I found myself thinking about that this morning as I realized that I am in a place today of greater stabilization than a week ago. The canoe has righted itself and I am paddling in dry clothes and starting to look around and appreciate the beauty of the day.
For one thing, my life goes on in its varied activities. In the past week I have been invited to preach at several churches, to work on a retreat and to serve on a committee for Columbus City Schools. I have made some concrete plans for a trip to Arizona and a family vacation in July. Brian and I meet with his counselor today and he has already started making appointments to look into disability income and to explore the next place where he will live.
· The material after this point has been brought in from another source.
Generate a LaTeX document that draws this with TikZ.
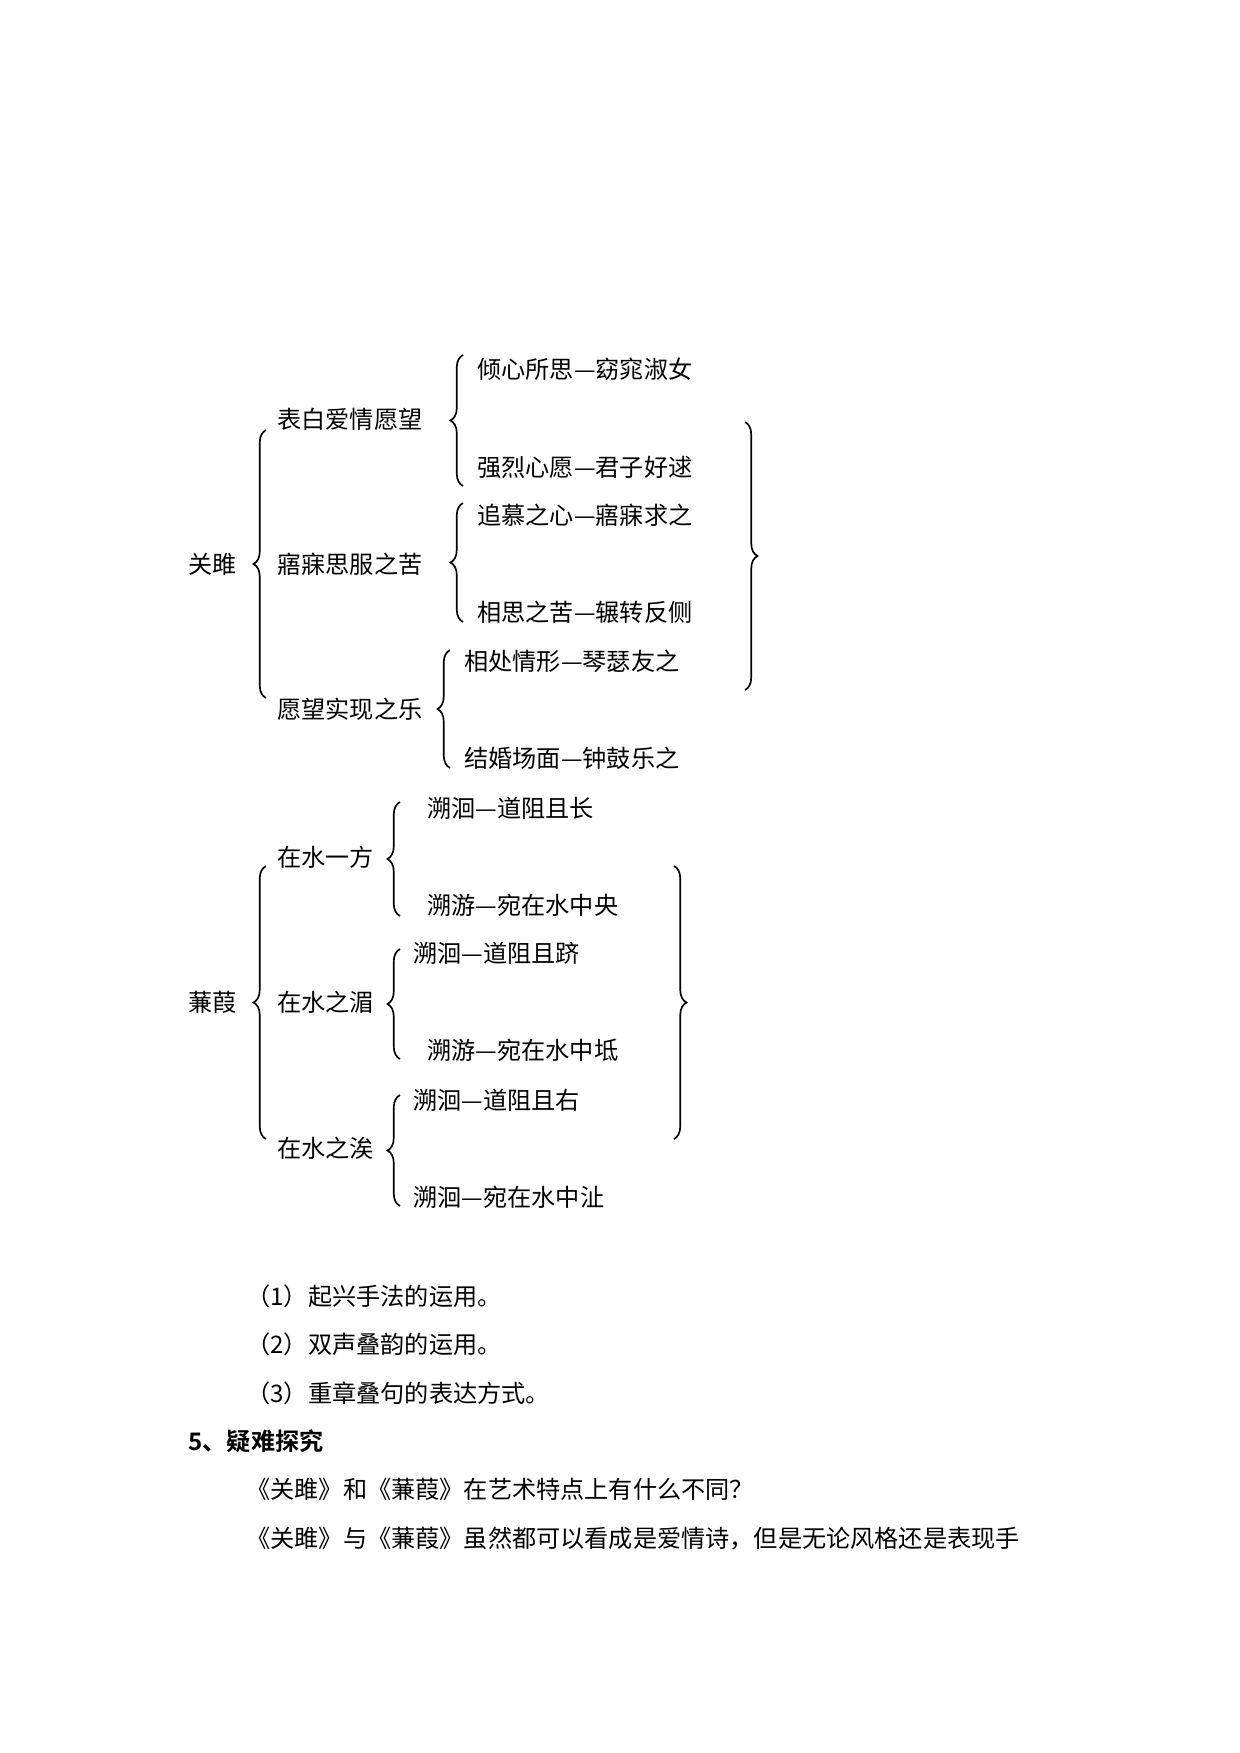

Always my faith is really the anchor. This week I have spent time with some texts of the season which have given me hope in the midst of confusion. It is in times like this that I cherish the WORD of God which says - "The light shines in the darkness, and the darkness did not overcome it." I have learned to trust that word even when I can't see the light. And trust that eventually there will be clarity and inner peace.
Jesus says: Take My yoke upon you and learn from Me, for I am gentle and humble in heart, and YOU WILL FIND REST FOR YOUR SOULS. For My yoke is easy and My burden is light."
What I believe is that to "take the yoke" means that when we are in the canoe - we understand that we are in the front paddling or resting and trusting the one who is directing us in the back of the canoe. It is easy to forget that I don't have sit in the back guiding the canoe - there is another wiser one who I can trust. To "take the yoke" is to know that even when the canoe does tip over due to events beyond my control, I can trust that the worst thing that will happen is a loss of dignity, wet clothes and I may have to scramble a little bit. And that eventually I will be able to find something to laugh about in it.
And so, today is a day of gratitude and wonder as I consider these words of Richard Rohr:
"God has written the patterns in things as they are, and yet we never see the full pattern without divine assistance. God seems to be both perfectly hidden and perfectly revealed in all things."